Wednesday, November 4, 2009

The Trouble With Tracking

The practice of dividing students into leveled tracks is making its way back into national debate. The current problem people are finding with tracking is racial and economic discrimination. The idea is that leveled tracks often work well for the very best and very worst students, but don’t properly serve the vast middle. As a result affluent students are often pushed into higher tracks over poor or minority students who may be equilly capable of success. Well, I’m a white girl who grew up in an affluent suburb and then went onto a pristigious college, but that doesn’t mean I don’t have strong opinons when it comes to tracking.

I’ve never been a member of the vast middle and don’t know what kind of injustice is being inflicted on those students. But I can tell you all about strattling the fringes. When I was in elementry school tracking wasn’t questioned by anyone, it was simply a given. The problem was that nobody knew where to put me, so they cut me into peices and stuck a limb in every box.

In fifth grade, I was placed in five different tracks. I was constantly being pulled out of my main classroom as I was carted around from one special class to another. On Thursdays I only spent 20 minutes in my mainstream classroom. I remember the anomily of those fifth grade Thursdays, because those were the days that my time in the special ed classroom and my time in the talent and gifted program overlapped. One of the TAG kids would have to walk down to the resource room and pick me up.

I consider myself lucky. Somehow in the 1980’s, when a kid had a very high IQ and didn’t know their ABC’s people paid more attention to the high IQ. The other special ed kids didn’t understand me, but the TAG kids accepted me without questions. I was their resident Rain Man, and provided them with endless entertainment. By the time I got to high school, bonehead English was the only non-honors class in my schedule. My time in special ed was short lived and the world chose to listen to me when I insisted that I wasn’t stupid – just illiterate.

I still wonder about kids today. I know one student currently deep in the confineds of special education. Everytime I talk to her, I’m shocked by how little she knows. It’s like she is a teenager trapped in the mind of a small child, but her developmental disabilities aren’t that sevier. I know her, and I know she could achieve much much more if she really tried. But she doesn’t try, and the system doesn’t expect her too. She was placed in the basement track, and nobody expects her to achieve anything.
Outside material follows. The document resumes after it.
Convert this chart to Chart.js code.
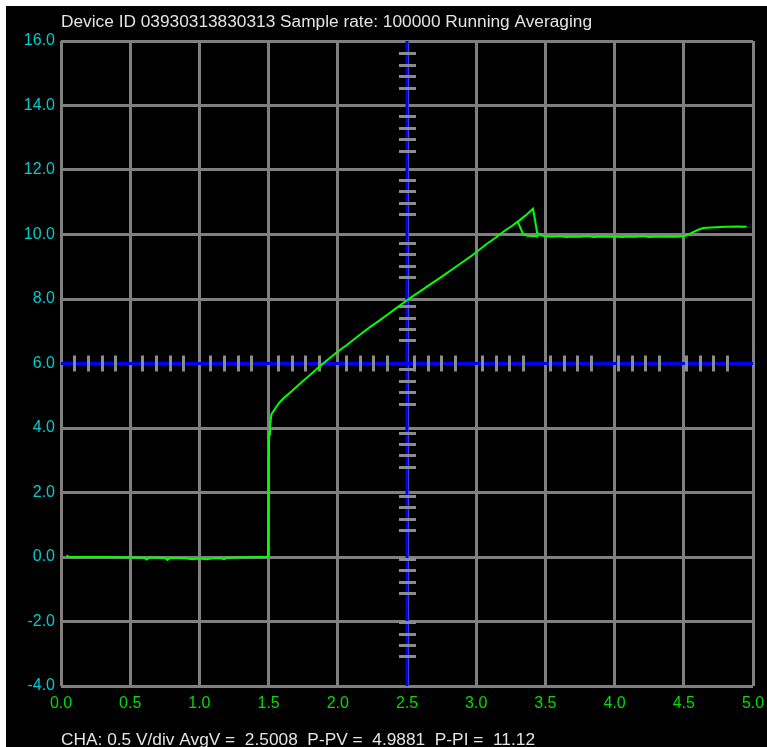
<!DOCTYPE html>
<html><head><meta charset="utf-8">
<script src="https://cdn.jsdelivr.net/npm/chart.js@4.4.0/dist/chart.umd.min.js"></script>
<style>
html,body{margin:0;padding:0;background:#fff;overflow:hidden;}
#wrap{position:absolute;left:6px;top:6px;width:761px;height:741px;background:#000;}
canvas{display:block;}
</style></head><body>
<div id="wrap"><canvas id="c" width="761" height="741"></canvas></div>
<script>
const titleText = "Device ID 03930313830313 Sample rate: 100000 Running Averaging";
const footerText = "CHA: 0.5 V/div AvgV =  2.5008  P-PV =  4.9881  P-PI =  11.12";
const xTickValues = [0, 0.5, 1, 1.5, 2, 2.5, 3, 3.5, 4, 4.5, 5];
const yTickValues = [-4, -2, 0, 2, 4, 6, 8, 10, 12, 14, 16];
const xCenter = 2.5;
const yCenter = 6;

const traceX = [0.04, 0.06, 0.15, 0.30, 0.45, 0.60, 0.62, 0.64, 0.75, 0.77, 0.79, 0.90, 0.95, 1.00, 1.05, 1.10, 1.15, 1.18, 1.20, 1.30, 1.40, 1.495,
  1.500, 1.503, 1.51, 1.52, 1.55, 1.58, 1.61, 1.65, 1.70, 1.76, 1.82, 1.88, 1.94, 2.00, 2.06, 2.12, 2.18, 2.24, 2.30, 2.36, 2.42, 2.48,
  2.54, 2.60, 2.66, 2.72, 2.78, 2.84, 2.90, 2.96, 3.02, 3.08, 3.14, 3.20, 3.26, 3.30, 3.36, 3.41, 3.425, 3.44, 3.47,
  3.50, 3.55, 3.60, 3.65, 3.70, 3.75, 3.80, 3.85, 3.90, 3.95, 4.00, 4.05, 4.10, 4.15, 4.20, 4.25, 4.30, 4.35, 4.40, 4.45, 4.50,
  4.52, 4.56, 4.60, 4.64, 4.70, 4.80, 4.90, 4.955];
const traceY = [0.05, 0.00, 0.00, 0.00, -0.01, -0.02, -0.08, -0.01, -0.03, -0.09, -0.02, -0.04, -0.07, -0.05, -0.07, -0.04, -0.03, -0.07, -0.02, -0.01, 0.00, 0.00,
  2.0, 3.8, 4.05, 4.42, 4.62, 4.80, 4.93, 5.08, 5.27, 5.50, 5.72, 5.95, 6.16, 6.37, 6.56, 6.76, 6.96, 7.15, 7.33, 7.52, 7.71, 7.90,
  8.08, 8.25, 8.43, 8.60, 8.78, 8.96, 9.14, 9.32, 9.52, 9.72, 9.90, 10.10, 10.27, 10.40, 10.60, 10.80, 10.45, 10.05, 9.97,
  9.95, 9.93, 9.95, 9.92, 9.94, 9.93, 9.95, 9.92, 9.94, 9.93, 9.94, 9.92, 9.94, 9.93, 9.95, 9.92, 9.94, 9.93, 9.94, 9.93, 9.95,
  9.97, 10.06, 10.14, 10.20, 10.22, 10.24, 10.25, 10.24];
const branchX = [3.30, 3.32, 3.34, 3.37, 3.41, 3.45];
const branchY = [10.40, 10.20, 10.01, 9.96, 9.95, 9.94];

const FONT = "'Liberation Sans', Arial, sans-serif";
const toPts = (xs, ys) => xs.map((v, i) => ({x: v, y: ys[i]}));

const scopePlugin = {
  id: 'scope',
  beforeDatasetsDraw(chart) {
    const {ctx, chartArea: a, scales: {x, y}} = chart;
    const cx = x.getPixelForValue(xCenter);
    const cy = y.getPixelForValue(yCenter);
    ctx.save();
    ctx.strokeStyle = '#0000ff';
    ctx.lineWidth = 3;
    ctx.beginPath();
    ctx.moveTo(cx, a.top); ctx.lineTo(cx, a.bottom);
    ctx.moveTo(a.left, cy); ctx.lineTo(a.right, cy);
    ctx.stroke();
    ctx.strokeStyle = '#8c8c8c';
    ctx.beginPath();
    for (let m = 0; m < 10; m++) {
      for (let k = 0; k < 4; k++) {
        const v = 0.097 + 0.491 * m + 0.0982 * k;
        if (v >= x.max) continue;
        const px = Math.round(x.getPixelForValue(v)) + 0.5;
        ctx.moveTo(px, cy - 8); ctx.lineTo(px, cy + 8);
      }
    }
    for (let m = -7; m <= 3; m++) {
      for (let k = 0; k < 4; k++) {
        const v = 9.74 + 1.96 * m - 0.354 * k;
        if (v <= y.min + 0.1 || v >= y.max) continue;
        const py = Math.round(y.getPixelForValue(v)) + 0.5;
        ctx.moveTo(cx - 8, py); ctx.lineTo(cx + 9, py);
      }
    }
    ctx.stroke();
    ctx.restore();
  },
  afterDraw(chart) {
    const ctx = chart.ctx;
    const drawFit = (t, x, yb, size, target, color) => {
      ctx.save();
      ctx.font = size + 'px ' + FONT;
      ctx.fillStyle = color;
      ctx.textBaseline = 'alphabetic';
      ctx.textAlign = 'left';
      const w = ctx.measureText(t).width;
      ctx.translate(x, yb);
      ctx.scale(target / w, 1);
      ctx.fillText(t, 0, 0);
      ctx.restore();
    };
    drawFit(titleText, 55, 21, 16, 531, '#e4e4e4');
    drawFit(footerText, 55, 739, 17, 474, '#e4e4e4');
  }
};

new Chart(document.getElementById('c'), {
  type: 'scatter',
  data: {
    datasets: [
      {data: toPts(traceX, traceY), showLine: true, borderColor: '#00ff00', borderWidth: 2, pointRadius: 0, tension: 0},
      {data: toPts(branchX, branchY), showLine: true, borderColor: '#00ff00', borderWidth: 2, pointRadius: 0, tension: 0}
    ]
  },
  options: {
    responsive: false,
    animation: false,
    events: [],
    layout: {padding: {top: 35, right: 14, left: 0, bottom: 0}},
    plugins: {legend: {display: false}, tooltip: {enabled: false}, title: {display: false}},
    scales: {
      x: {
        type: 'linear', min: 0, max: 5,
        afterBuildTicks: s => { s.ticks = xTickValues.map(v => ({value: v})); },
        afterFit: s => { s.height = 61; s.paddingLeft = 0; s.paddingRight = 0; },
        ticks: {callback: v => Number(v).toFixed(1), color: '#00dd00', font: {family: FONT, size: 16}, padding: 8, maxRotation: 0, autoSkip: false},
        grid: {color: '#808080', lineWidth: 3, drawTicks: false, tickLength: 0},
        border: {display: false}
      },
      y: {
        type: 'linear', min: -4, max: 16,
        afterBuildTicks: s => { s.ticks = yTickValues.map(v => ({value: v})); },
        afterFit: s => { s.width = 55; s.paddingTop = 0; s.paddingBottom = 0; },
        ticks: {callback: v => Number(v).toFixed(1), color: '#00cccc', font: {family: FONT, size: 16}, padding: 6, autoSkip: false},
        grid: {color: '#808080', lineWidth: 3, drawTicks: false, tickLength: 0},
        border: {display: false}
      }
    }
  },
  plugins: [scopePlugin]
});
</script>
</body></html>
How many learning disabled children with high IQ’s, boundless determination, and no comprehension of the alphabet are getting slouted into special ed only to be forgotten. I don’t think they give IQ tests in elementry schools anymore. Does anyone even know that these children belong in half a dozen tracks, not just one?

Joke of the Day
A man walks into a bar and orders a drink. The bartender is a robot that askes, "What is your IQ?" while preparing the cocktail. The man replies "150" and the robot proceeds to talk to him about global warming, string theory, nano technology, and quantum physics. The customer is impressed, so after he finishes his drink he leaves and then reenters. This time when the bartender asks him his IQ, the man says 100. The robot then talks to him about NASCAR, gun control, supermodels, and baseball. Again when the man finishes his drink he leaves and reenters. This time he tell the robot bartender that his IQ is 50. The robot replies very slowly, "So...ya reelect...the mayor?"